_TASK REQUIREMENTS:_ Retype the opening lines of the data exactly, stopping after the line that contains "const weeks2022: number[]". Skip every picture.

** START **

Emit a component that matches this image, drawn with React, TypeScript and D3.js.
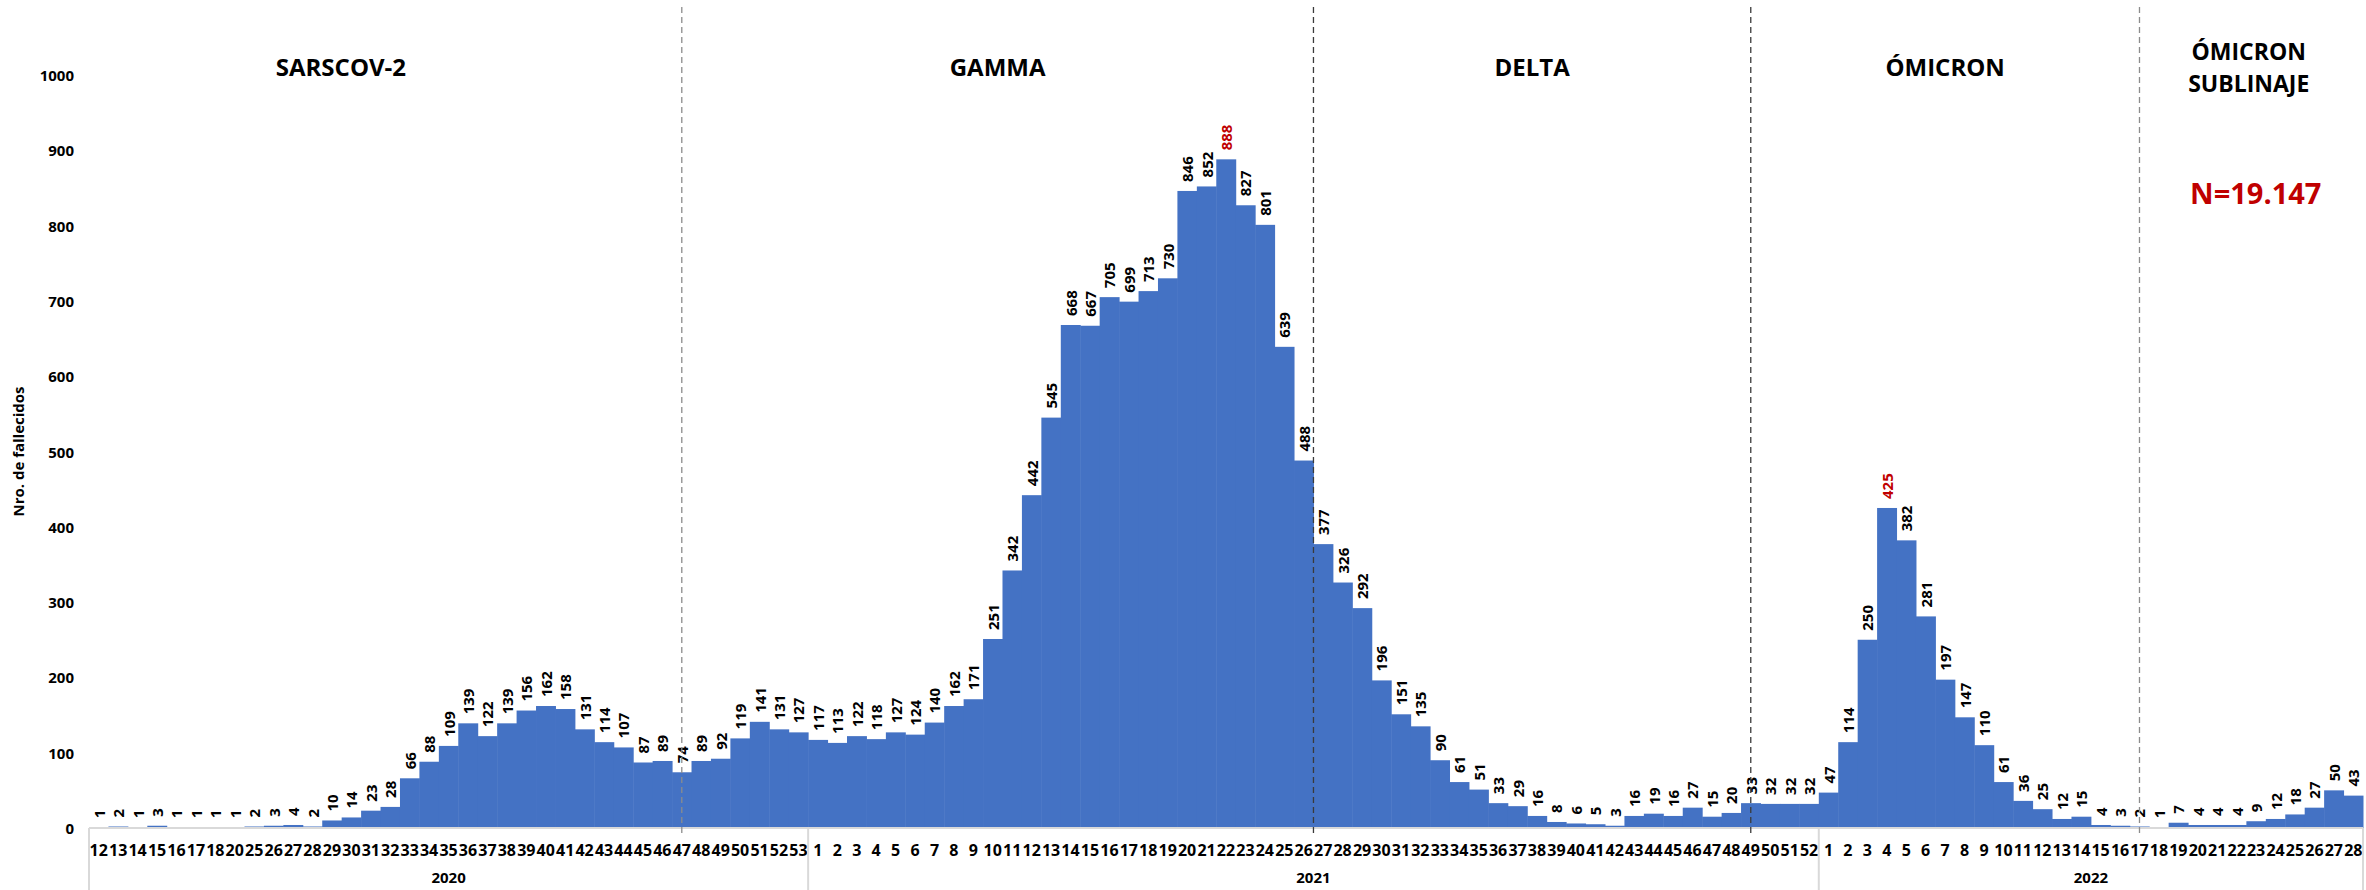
import * as d3 from "d3";
import { useEffect, useRef } from "react";

// Semanas epidemiológicas por año
const years: string[] = ["2020", "2021", "2022"];
const weeks2020: number[] = [12, 13, 14, 15, 16, 17, 18, 20, 25, 26, 27, 28, 29, 30, 31, 32, 33, 34, 35, 36, 37, 38, 39, 40, 41, 42, 43, 44, 45, 46, 47, 48, 49, 50, 51, 52, 53];
const weeks2021: number[] = [1, 2, 3, 4, 5, 6, 7, 8, 9, 10, 11, 12, 13, 14, 15, 16, 17, 18, 19, 20, 21, 22, 23, 24, 25, 26, 27, 28, 29, 30, 31, 32, 33, 34, 35, 36, 37, 38, 39, 40, 41, 42, 43, 44, 45, 46, 47, 48, 49, 50, 51, 52];
const weeks2022: number[] = [1, 2, 3, 4, 5, 6, 7, 8, 9, 10, 11, 12, 13, 14, 15, 16, 17, 18, 19, 20, 21, 22, 23, 24, 25, 26, 27, 28];

// Nro. de fallecidos por semana
const deaths2020: number[] = [1, 2, 1, 3, 1, 1, 1, 1, 2, 3, 4, 2, 10, 14, 23, 28, 66, 88, 109, 139, 122, 139, 156, 162, 158, 131, 114, 107, 87, 89, 74, 89, 92, 119, 141, 131, 127];
const deaths2021: number[] = [117, 113, 122, 118, 127, 124, 140, 162, 171, 251, 342, 442, 545, 668, 667, 705, 699, 713, 730, 846, 852, 888, 827, 801, 639, 488, 377, 326, 292, 196, 151, 135, 90, 61, 51, 33, 29, 16, 8, 6, 5, 3, 16, 19, 16, 27, 15, 20, 33, 32, 32, 32];
const deaths2022: number[] = [47, 114, 250, 425, 382, 281, 197, 147, 110, 61, 36, 25, 12, 15, 4, 3, 2, 1, 7, 4, 4, 4, 9, 12, 18, 27, 50, 43];

// Picos resaltados en rojo
const highlighted: string[] = ["2021-22", "2022-4"];

// Periodos (variantes) y sus cortes
const phaseNames: string[][] = [["SARSCOV-2"], ["GAMMA"], ["DELTA"], ["ÓMICRON"], ["ÓMICRON", "SUBLINAJE"]];
const phaseBreaks: { key: string; at: "mid" | "start" }[] = [
  { key: "2020-47", at: "mid" },
  { key: "2021-27", at: "start" },
  { key: "2021-49", at: "mid" },
  { key: "2022-17", at: "mid" },
];
const totalLabel = "N=19.147";
const yTicks: number[] = [0, 100, 200, 300, 400, 500, 600, 700, 800, 900, 1000];

interface Row {
  key: string;
  year: string;
  week: number;
  value: number;
}

const rows: Row[] = [
  ...weeks2020.map((w, i) => ({ key: `2020-${w}`, year: "2020", week: w, value: deaths2020[i] })),
  ...weeks2021.map((w, i) => ({ key: `2021-${w}`, year: "2021", week: w, value: deaths2021[i] })),
  ...weeks2022.map((w, i) => ({ key: `2022-${w}`, year: "2022", week: w, value: deaths2022[i] })),
];

export default function App() {
  const width = 2366;
  const height = 890;
  const marginLeft = 89;
  const marginRight = 3;
  const marginTop = 75;
  const marginBottom = 62;
  const font = "'Open Sans', 'Noto Sans', sans-serif";
  const breakColors = ["#8c8c8c", "#3a3a3a", "#3a3a3a", "#8c8c8c"];
  const svgRef = useRef<SVGSVGElement>(null);

  useEffect(() => {
    const svg = d3.select(svgRef.current);
    svg.selectAll("*").remove();

    const x = d3
      .scaleBand<string>()
      .domain(rows.map((d) => d.key))
      .range([marginLeft, width - marginRight])
      .padding(0);

    const y = d3
      .scaleLinear()
      .domain([0, 1000])
      .range([height - marginBottom, marginTop]);

    const base = y(0);

    // Barras
    svg
      .append("g")
      .attr("fill", "#4472C4")
      .selectAll("rect")
      .data(rows)
      .enter()
      .append("rect")
      .attr("x", (d) => x(d.key)!)
      .attr("width", x.bandwidth() + 0.5)
      .attr("y", (d) => y(d.value))
      .attr("height", (d) => base - y(d.value));

    // Etiquetas de datos (verticales)
    svg
      .append("g")
      .attr("font-family", font)
      .attr("font-weight", 700)
      .attr("font-size", 15)
      .selectAll("text")
      .data(rows)
      .enter()
      .append("text")
      .attr("transform", (d) => `translate(${x(d.key)! + x.bandwidth() / 2},${y(d.value) - 9}) rotate(-90)`)
      .attr("dominant-baseline", "central")
      .attr("fill", (d) => (highlighted.includes(d.key) ? "#C00000" : "#000"))
      .text((d) => d.value);

    // Eje Y (solo etiquetas)
    svg
      .append("g")
      .attr("font-family", font)
      .attr("font-weight", 700)
      .attr("font-size", 15)
      .attr("text-anchor", "end")
      .selectAll("text")
      .data(yTicks)
      .enter()
      .append("text")
      .attr("x", 74)
      .attr("y", (d) => y(d))
      .attr("dominant-baseline", "central")
      .text((d) => d);

    svg
      .append("text")
      .attr("transform", `translate(18,${(y(0) + y(1000)) / 2}) rotate(-90)`)
      .attr("text-anchor", "middle")
      .attr("dominant-baseline", "central")
      .attr("font-family", font)
      .attr("font-weight", 700)
      .attr("font-size", 15)
      .text("Nro. de fallecidos");

    // Eje X: línea base, semanas, años
    const axisColor = "#D9D9D9";
    svg
      .append("line")
      .attr("x1", marginLeft)
      .attr("x2", width - marginRight)
      .attr("y1", base)
      .attr("y2", base)
      .attr("stroke", axisColor)
      .attr("stroke-width", 2);

    svg
      .append("g")
      .attr("font-family", font)
      .attr("font-weight", 700)
      .attr("font-size", 16)
      .attr("text-anchor", "middle")
      .selectAll("text")
      .data(rows)
      .enter()
      .append("text")
      .attr("x", (d) => x(d.key)! + x.bandwidth() / 2)
      .attr("y", base + 22)
      .attr("dominant-baseline", "central")
      .text((d) => d.week);

    const yearSpans = years.map((yr) => {
      const keys = rows.filter((r) => r.year === yr).map((r) => r.key);
      const x0 = x(keys[0])!;
      const x1 = x(keys[keys.length - 1])! + x.bandwidth();
      return { yr, x0, x1 };
    });

    const edges = [...yearSpans.map((s) => s.x0), width - marginRight];
    svg
      .append("g")
      .selectAll("line")
      .data(edges)
      .enter()
      .append("line")
      .attr("x1", (d) => d)
      .attr("x2", (d) => d)
      .attr("y1", base)
      .attr("y2", height)
      .attr("stroke", axisColor)
      .attr("stroke-width", 2);

    svg
      .append("g")
      .attr("font-family", font)
      .attr("font-weight", 700)
      .attr("font-size", 15)
      .attr("text-anchor", "middle")
      .selectAll("text")
      .data(yearSpans)
      .enter()
      .append("text")
      .attr("x", (d) => (d.x0 + d.x1) / 2)
      .attr("y", height - 13)
      .attr("dominant-baseline", "central")
      .text((d) => d.yr);

    // Cortes de periodo (líneas discontinuas)
    const breakX = phaseBreaks.map((b) => x(b.key)! + (b.at === "mid" ? x.bandwidth() / 2 : 0));
    svg
      .append("g")
      .selectAll("line")
      .data(breakX)
      .enter()
      .append("line")
      .attr("x1", (d) => d)
      .attr("x2", (d) => d)
      .attr("y1", 7)
      .attr("y2", base + 7)
      .attr("stroke", (_d, i) => breakColors[i])
      .attr("stroke-width", 1.3)
      .attr("stroke-dasharray", "6,4");

    // Títulos de periodo
    const regionEdges = [0, ...breakX, width];
    const titles = svg
      .append("g")
      .attr("font-family", font)
      .attr("font-weight", 700)
      .attr("text-anchor", "middle");

    phaseNames.forEach((lines, i) => {
      const cx = (regionEdges[i] + regionEdges[i + 1]) / 2;
      const multi = lines.length > 1;
      lines.forEach((ln, j) => {
        titles
          .append("text")
          .attr("x", cx - (multi ? 4 : 0))
          .attr("y", multi ? 51 + j * 32 : 66)
          .attr("font-size", multi ? 23 : 24)
          .attr("dominant-baseline", "central")
          .text(ln);
      });
    });

    svg
      .append("text")
      .attr("x", (regionEdges[4] + regionEdges[5]) / 2 + 3)
      .attr("y", 192)
      .attr("text-anchor", "middle")
      .attr("dominant-baseline", "central")
      .attr("font-family", font)
      .attr("font-weight", 700)
      .attr("font-size", 29)
      .attr("fill", "#C00000")
      .text(totalLabel);
  }, []);

  return (
    <svg
      ref={svgRef}
      width={width}
      height={height}
      style={{ position: "absolute", left: 0, top: 0, display: "block", background: "#fff" }}
    />
  );
}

** END **

_THE OUTPUT:_
Emit a component that matches this image, drawn with React, TypeScript and D3.js.
import * as d3 from "d3";
import { useEffect, useRef } from "react";

// Semanas epidemiológicas por año
const years: string[] = ["2020", "2021", "2022"];
const weeks2020: number[] = [12, 13, 14, 15, 16, 17, 18, 20, 25, 26, 27, 28, 29, 30, 31, 32, 33, 34, 35, 36, 37, 38, 39, 40, 41, 42, 43, 44, 45, 46, 47, 48, 49, 50, 51, 52, 53];
const weeks2021: number[] = [1, 2, 3, 4, 5, 6, 7, 8, 9, 10, 11, 12, 13, 14, 15, 16, 17, 18, 19, 20, 21, 22, 23, 24, 25, 26, 27, 28, 29, 30, 31, 32, 33, 34, 35, 36, 37, 38, 39, 40, 41, 42, 43, 44, 45, 46, 47, 48, 49, 50, 51, 52];
const weeks2022: number[] = [1, 2, 3, 4, 5, 6, 7, 8, 9, 10, 11, 12, 13, 14, 15, 16, 17, 18, 19, 20, 21, 22, 23, 24, 25, 26, 27, 28];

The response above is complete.